Joyous return for defiant farmer


Mrs Theu received an ecstatic welcome at her home village

A woman sentenced to fifteen months in prison in one of Vietnam’s most bitterly contested land disputes has been released to a tumultuous welcome after completing her sentence.

Relatives, neighbours and other farmers came out in force to greet Can Thi Theu as she returned to the beleaguered village of Duong Noi.

Some had travelled in convoy to pick her up from the release site at Thanh Hoa, about a hundred and twenty kilometres south of the capital.

Mrs Theu is from one of some three hundred families that have been in conflict with the authorities since their land was seized for development.

She was arrested during a violent confrontation on April 25 2014 when police and civilian enforcers moved in to seize their farmland.

Defiant farmers celebrate her return

Defiant farmers celebrate her return

Mrs Theu was convicted along with her husband and another farmer and sentenced to prison for “resisting persons who are performing their official duties.”
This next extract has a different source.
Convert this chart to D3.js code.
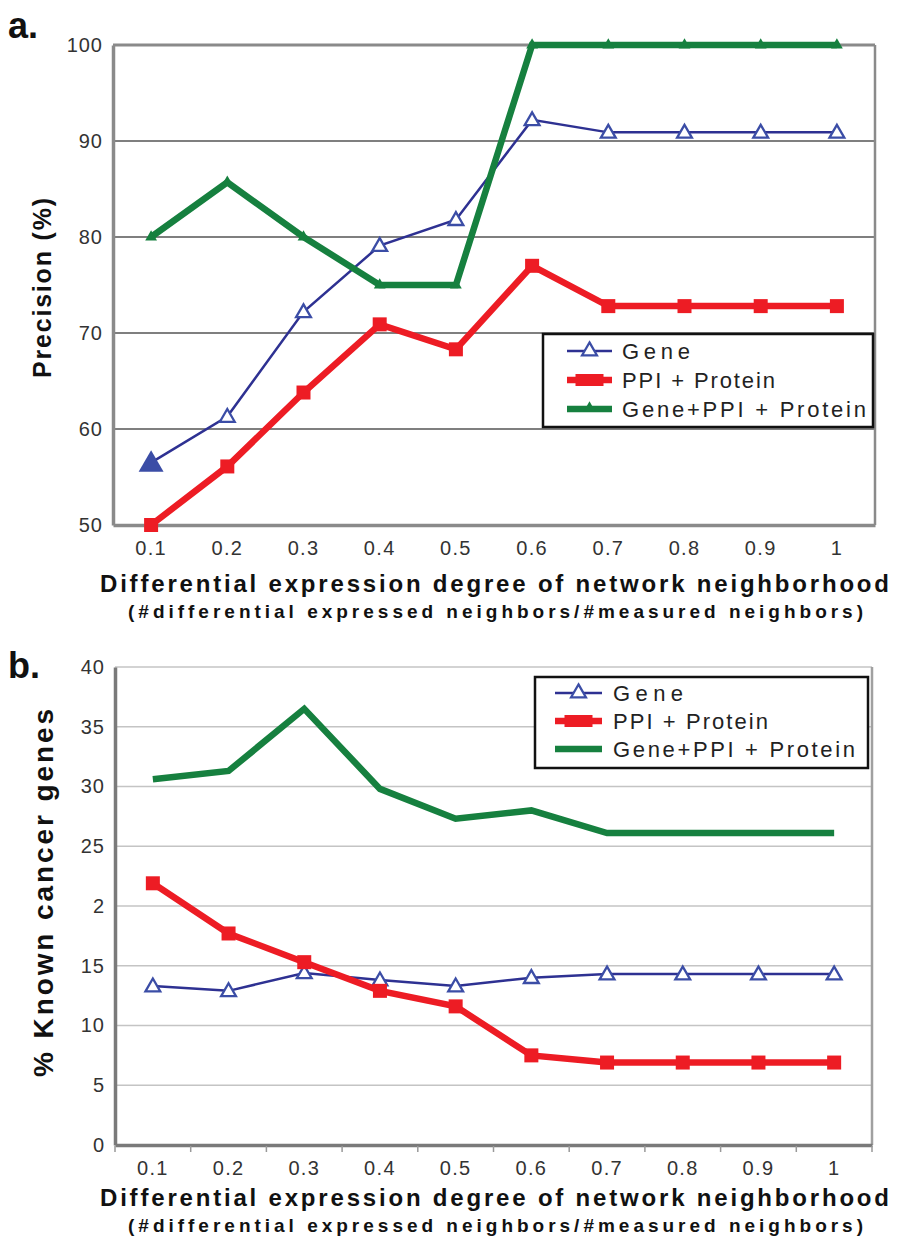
<!DOCTYPE html>
<html>
<head>
<meta charset="utf-8">
<script src="https://cdn.jsdelivr.net/npm/d3@7"></script>
<style>
  html, body { margin: 0; padding: 0; background: #fff; }
  svg { display: block; font-family: "Liberation Sans", Arial, sans-serif; }
</style>
</head>
<body>
<svg id="fig" width="897" height="1240"></svg>
<script>
// Categories: differential expression degree of the network neighborhood
const degrees = ["0.1", "0.2", "0.3", "0.4", "0.5", "0.6", "0.7", "0.8", "0.9", "1"];

// Panel a: precision (%)
const precisionGene     = [56.5, 61.3, 72.2, 79.1, 81.8, 92.2, 90.9, 90.9, 90.9, 90.9];
const precisionPPI      = [50.0, 56.1, 63.8, 70.9, 68.3, 77.0, 72.8, 72.8, 72.8, 72.8];
const precisionCombined = [80.0, 85.7, 80.0, 75.0, 75.0, 100, 100, 100, 100, 100];
const precisionTicks      = [50, 60, 70, 80, 90, 100];
const precisionTickLabels = ["50", "60", "70", "80", "90", "100"];

// Panel b: % known cancer genes
const cancerGene     = [13.3, 12.9, 14.4, 13.8, 13.3, 14.0, 14.3, 14.3, 14.3, 14.3];
const cancerPPI      = [21.9, 17.7, 15.3, 12.9, 11.6, 7.5, 6.9, 6.9, 6.9, 6.9];
const cancerCombined = [30.6, 31.3, 36.5, 29.8, 27.3, 28.0, 26.1, 26.1, 26.1, 26.1];
const cancerTicks      = [0, 5, 10, 15, 20, 25, 30, 35, 40];
const cancerTickLabels = ["0", "5", "10", "15", "2", "25", "30", "35", "40"];

const seriesNames = ["Gene", "PPI + Protein", "Gene+PPI + Protein"];

const BLUE = "#2e3192", BLUE_MARK = "#3b4da6", RED = "#ed1c24", GREEN = "#16803f";

const svg = d3.select("#fig");

function drawMarker(g, kind, x, y) {
  if (kind === "triOpen") {
    g.append("path").attr("d", d3.symbol(d3.symbolTriangle, 95)())
      .attr("transform", `translate(${x},${y + 1})`)
      .attr("fill", "#fff").attr("stroke", BLUE_MARK).attr("stroke-width", 2.3);
  } else if (kind === "triBig") {
    g.append("path").attr("d", d3.symbol(d3.symbolTriangle, 270)())
      .attr("transform", `translate(${x},${y + 2})`)
      .attr("fill", BLUE_MARK);
  } else if (kind === "square") {
    g.append("rect").attr("x", x - 7).attr("y", y - 7).attr("width", 14).attr("height", 14)
      .attr("fill", RED);
  } else if (kind === "triSmall") {
    g.append("path").attr("d", d3.symbol(d3.symbolTriangle, 60)())
      .attr("transform", `translate(${x},${y})`)
      .attr("fill", GREEN);
  }
}

function drawPanel(cfg) {
  const x = d3.scaleBand().domain(degrees).range([cfg.left, cfg.right]).padding(0);
  const y = d3.scaleLinear().domain(cfg.yDomain).range([cfg.bottom, cfg.top]);
  const g = svg.append("g");

  // horizontal gridlines
  g.append("g").selectAll("line").data(cfg.yTicks.filter(v => v !== cfg.yDomain[0]))
    .join("line")
    .attr("x1", cfg.left).attr("x2", cfg.right)
    .attr("y1", d => y(d)).attr("y2", d => y(d))
    .attr("stroke", cfg.gridColor).attr("stroke-width", cfg.gridWidth);

  // frame
  g.append("line").attr("x1", cfg.right).attr("x2", cfg.right)
    .attr("y1", cfg.top).attr("y2", cfg.bottom)
    .attr("stroke", cfg.rightColor).attr("stroke-width", 2.5);
  if (cfg.topFrame) {
    g.append("line").attr("x1", cfg.left).attr("x2", cfg.right)
      .attr("y1", cfg.top).attr("y2", cfg.top)
      .attr("stroke", cfg.frameColor).attr("stroke-width", 3);
  }

  // y axis
  const yAxis = d3.axisLeft(y).tickValues(cfg.yTicks)
    .tickFormat((d, i) => cfg.yTickLabels[i]).tickSize(0).tickPadding(10);
  const ya = g.append("g").attr("transform", `translate(${cfg.left},0)`).call(yAxis);
  ya.select(".domain").attr("stroke", cfg.frameColor).attr("stroke-width", 3.5);
  ya.selectAll("text").attr("font-size", 20).attr("fill", "#333")
    .attr("font-family", "Liberation Sans, Arial, sans-serif").attr("letter-spacing", 1);

  // x axis
  const xAxis = d3.axisBottom(x).tickSize(0).tickPadding(cfg.xTickPad);
  const xa = g.append("g").attr("transform", `translate(0,${cfg.bottom})`).call(xAxis);
  xa.select(".domain").attr("stroke", cfg.frameColor).attr("stroke-width", 3.5);
  xa.selectAll("text").attr("font-size", 20).attr("fill", "#333")
    .attr("font-family", "Liberation Sans, Arial, sans-serif").attr("letter-spacing", 1.3);
  if (cfg.bandTicks) {
    xa.append("g").selectAll("line").data(degrees.slice(1).concat(["end"]))
      .join("line")
      .attr("x1", (d, i) => i < degrees.length - 1 ? x(d) : cfg.right)
      .attr("x2", (d, i) => i < degrees.length - 1 ? x(d) : cfg.right)
      .attr("y1", 1).attr("y2", 7)
      .attr("stroke", "#999").attr("stroke-width", 1.5);
    xa.append("line").attr("x1", cfg.left).attr("x2", cfg.left).attr("y1", 1).attr("y2", 7)
      .attr("stroke", "#999").attr("stroke-width", 1.5);
  }

  // series lines and markers
  const cx = d => x(d) + x.bandwidth() / 2;
  cfg.series.forEach(s => {
    const line = d3.line().x((v, i) => cx(degrees[i])).y(v => y(v));
    g.append("path").datum(s.values).attr("d", line)
      .attr("fill", "none").attr("stroke", s.color).attr("stroke-width", s.width)
      .attr("stroke-linejoin", "miter").attr("stroke-miterlimit", 3);
    if (s.marker) {
      s.values.forEach((v, i) => {
        const kind = (s.firstMarker && i === 0) ? s.firstMarker : s.marker;
        drawMarker(g, kind, cx(degrees[i]), y(v));
      });
    }
  });

  // legend
  const L = cfg.legend;
  const lg = g.append("g");
  lg.append("rect").attr("x", L.x).attr("y", L.y).attr("width", L.w).attr("height", L.h)
    .attr("fill", "#fff").attr("stroke", "#111").attr("stroke-width", 2.5);
  cfg.series.forEach((s, i) => {
    const ly = L.y + L.first + i * L.step;
    lg.append("line").attr("x1", L.lineX0).attr("x2", L.lineX1).attr("y1", ly).attr("y2", ly)
      .attr("stroke", s.color).attr("stroke-width", s.width);
    if (s.marker) {
      const mx = (L.lineX0 + L.lineX1) / 2;
      if (s.marker === "square") {
        lg.append("rect").attr("x", mx - 14).attr("y", ly - 6).attr("width", 28).attr("height", 12)
          .attr("fill", RED);
      } else {
        drawMarker(lg, s.marker, mx, ly - 1);
      }
    }
    lg.append("text").attr("x", L.textX).attr("y", ly + 8)
      .attr("font-size", 22).attr("fill", "#222")
      .attr("textLength", L.textLen[i]).attr("lengthAdjust", "spacing")
      .text(seriesNames[i]);
  });

  // panel letter
  svg.append("text").attr("x", 8).attr("y", cfg.letterY)
    .attr("font-size", 36).attr("font-weight", "bold").attr("fill", "#111")
    .text(cfg.letter);

  // y title
  svg.append("text")
    .attr("transform", `translate(${cfg.yTitleX},${cfg.yTitleY}) rotate(-90)`)
    .attr("text-anchor", "middle").attr("font-size", cfg.yTitleSize).attr("font-weight", "bold")
    .attr("fill", "#111").attr("textLength", cfg.yTitleLen).attr("lengthAdjust", "spacing")
    .text(cfg.yTitle);

  // x titles
  svg.append("text").attr("x", 100).attr("y", cfg.xTitleY)
    .attr("font-size", 24).attr("font-weight", "bold").attr("fill", "#111")
    .attr("textLength", 789).attr("lengthAdjust", "spacing")
    .text("Differential expression degree of network neighborhood");
  svg.append("text").attr("x", 128).attr("y", cfg.xTitleY + 26)
    .attr("font-size", 19).attr("font-weight", "bold").attr("fill", "#111")
    .attr("textLength", 735).attr("lengthAdjust", "spacing")
    .text("(#differential expressed neighbors/#measured neighbors)");
}

// Panel a
drawPanel({
  letter: "a.", letterY: 38,
  left: 113, right: 875, top: 45, bottom: 525,
  yDomain: [50, 100], yTicks: precisionTicks, yTickLabels: precisionTickLabels,
  gridColor: "#555", gridWidth: 1.6, frameColor: "#8a8a8a", rightColor: "#8a8a8a",
  topFrame: true, bandTicks: false, xTickPad: 16,
  yTitle: "Precision (%)", yTitleX: 51, yTitleY: 288, yTitleSize: 25, yTitleLen: 180,
  xTitleY: 592,
  series: [
    { values: precisionGene, color: BLUE, width: 2.5, marker: "triOpen", firstMarker: "triBig" },
    { values: precisionPPI, color: RED, width: 6.5, marker: "square" },
    { values: precisionCombined, color: GREEN, width: 6.5, marker: "triSmall" }
  ],
  legend: { x: 543, y: 334, w: 330, h: 93, first: 17, step: 29, lineX0: 567, lineX1: 612,
            textX: 622, textLen: [68, 153, 244] }
});

// Panel b
drawPanel({
  letter: "b.", letterY: 678,
  left: 115, right: 872, top: 667, bottom: 1145,
  yDomain: [0, 40], yTicks: cancerTicks, yTickLabels: cancerTickLabels,
  gridColor: "#c4c4c4", gridWidth: 1.6, frameColor: "#7a7a7a", rightColor: "#a0a0a0",
  topFrame: false, bandTicks: true, xTickPad: 16,
  yTitle: "% Known cancer genes", yTitleX: 53, yTitleY: 893, yTitleSize: 28, yTitleLen: 368,
  xTitleY: 1206,
  series: [
    { values: cancerGene, color: BLUE, width: 2.5, marker: "triOpen" },
    { values: cancerPPI, color: RED, width: 6.5, marker: "square" },
    { values: cancerCombined, color: GREEN, width: 6.5, marker: null }
  ],
  legend: { x: 535, y: 677, w: 333, h: 91, first: 16, step: 28, lineX0: 555, lineX1: 602,
            textX: 613, textLen: [70, 155, 242] }
});
</script>
</body>
</html>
She was charged with filming the assault by police and their auxiliaries on farmers who were trying to put up resistance.

Giving thanks for her safe return

Giving thanks for her safe return

Her footage, shot from a makeshift watch tower, showed plainclothes men chasing and beating men and women through  banana plantations.

Her fifteen month sentence was the longest handed out by the court. The other two have since been released.

Her son said she appeared well and was in good spirits but will be taken to hospital for a health check on Sunday.

Farmers from Duong Noi have made numerous petitions at government buildings in Hanoi requesting that they settle the land dispute and intervene with local authorities.

They say they have been subjected to harassment and intimidation by state agents during their weekly visits to the centre of Hanoi.

The farmers have rejected what they consider an inadequate offer of compensation for their land, which will be sold to developers at a vastly higher price.

They say no provision has been made by the authorities for their livelihood or for the retraining of young people in the village.